WASHINGTON, Feb. 4 (UPI) -- The U.S. military has delivered four Bell Helicopter utility aircraft to the Yemeni air force under its 1206 program.
The aircraft were upgraded Huey II helicopters. Spares and associated tools were also delivered.
Section 1206 of the National Defense Authorization Act of 2006 established a new program that allows the U.S. Department of Defense to spend up to $200 million of its own appropriations to train and equip foreign militaries to undertake counter-terrorism or stability operations.
A couple of quick thoughts.
1) These are explicitly to help Salih fight AQAP, but any Yemen watcher would probably be willing to bet Salih might have additional ideas for them. He has never shown a reluctance to use foreign military aid against the Southern Movement or the Houthis. These might be easier to track, but Salih could very easily be willing to use them against other "enemies of stability".
Will this include protestors? It isn't impossible, and it is hard to think of anything worse for our image if that happened.
2) It is really hard to stop things.
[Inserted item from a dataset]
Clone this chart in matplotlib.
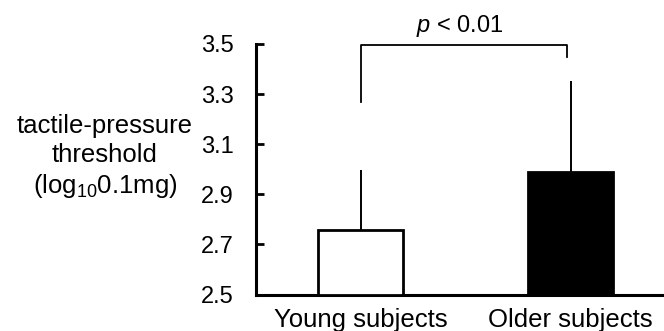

The article mentions that delivery happened exactly 110 days after a $27 million agreement. Despite all the upheaval, institutional momentum carried this deal forward without a glitch, in an incredibly hectic and chaotic week in Yemen, where one could have plausibly seen a scenario where the government was toppled. Someone who knows more about this than I do could weigh in on wether the political side of Yemen is connected to the procurement side, and if this could have been stopped in a heartbeat, but to me this is a good illustration of why policy is so hard to change. There are a lot of different forces pushing for things, and it isn't easy to turn around- I think the cliche is reversing an aircraft carrier, something I gather is difficult.
With that in mind, it seems even more silly to criticize the administration for not breaking with Mubarak quickly enough, and makes it even more amazing that they actually did, it seems (for now).
3) So what is the wisdom of these arms deals? Obviously, we want a stable Yemen that is capable of fighting AQAP, and this will help (there is more than helicopters in the deal). That gets to the heart of the dilemma- you don't want to be supplying actual weapons to an unstable regime that could use those weapons in unpredictable ways, (or pumping weapons into a chaotic countrty) but without them you might not have a partner. However, and being a dumbass on technical matters, I think the helicopters are a safer bet, as right now, according to the article, there are only six trained pilots in Yemen. This makes it less likely that they can fall into the wrong hands, to use a really pathetic cliche.
Basically, I think the continuation of arms' deals shows that the admin is still sticking with Salih, and has planned to for a while. But as I've been saying, they need to have a contingency plan, or all those fancy weapons will, like our hopes for Yemen, be trunkless legs of stone in the desert.